Many people in our society judge based on wealth or, better put, class factors such as the car that person drives, for example. Few seek the friendship of the sick and homeless and downtrodden and dirty and ugly. Given the choice, these poor persons are regularly subject to rejection. Few people are like Mother Teresa, an outstanding Christian who devoted her entire life to caring for the sick, poor, and dying in a society that chose to leave them die on the streets of the cities of India, as is the case with many peoples and societies worldwide in poor countries.

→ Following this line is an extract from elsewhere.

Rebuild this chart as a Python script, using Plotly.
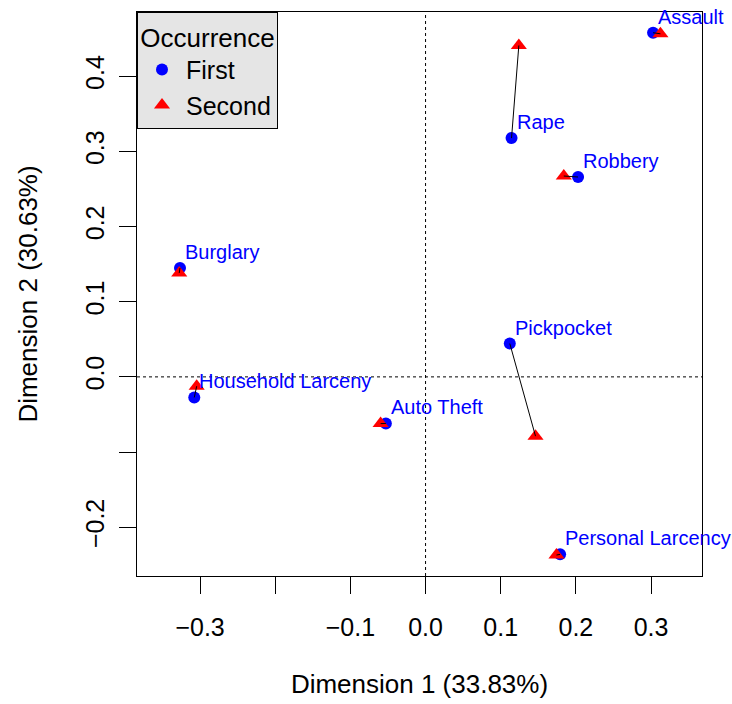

It is clear that we poor, misguided humans judge and make constant judgments on the basis I have just noted which includes also judgments based on wealth and education. We avoid the less educated and the messy and disheveled. So, what is Jesus advising and telling us here? He is saying several things. First, that we are not to judge and that if we do so we should first look at ourselves and see our failings and our faults and our limitations before focusing on the failings of others and so making a judgment and judging. He is saying, more accurately, look at your own sins and sinful nature before noticing the sins and faults of others. Second, he informs us that if we do judge, the outcome will be an equally-harsh judgment from the eternal god. He tells us that that the god of the biblical revelation is merciful and forgiving and if we choose to be harsh and hard on others, he will judge us in the same way and fashion. Jesus advises of the possible consequence should we proceed with judging and taking on the role and thinking of god. I think Jesus informs us here that judgment is in the domain of god who is truly like an x-ray, able to make the true judgment, not the superficial judgment, and look into the heart and soul of every man and women. It is only god that can see and understand us all as we really are, not in our egotism and pride nor in the flattery of the sycophantic comments of our neighbors and friends.
These verses do not mean that we are not free to make everyday judgments, but we are freed from being everyone’s conscience or censor. Our judgments are inadequate, and we should not assume the role of god and meddle in other person’s affairs and in the workings of their souls and hearts which we cannot truly know or grasp.
Ladies and gentlemen and my fellow intellectually-astute and delvers into truth and who choose to engage in honest intellectual discourse and are intellectually honest and seek to arrive at understanding and truth, I end this essay with the fond hope I have provided some thought and insight on plumbing the depths of the words of Christ, the eternal god of holy scripture, which we cannot read, hear and perhaps understand sufficiently.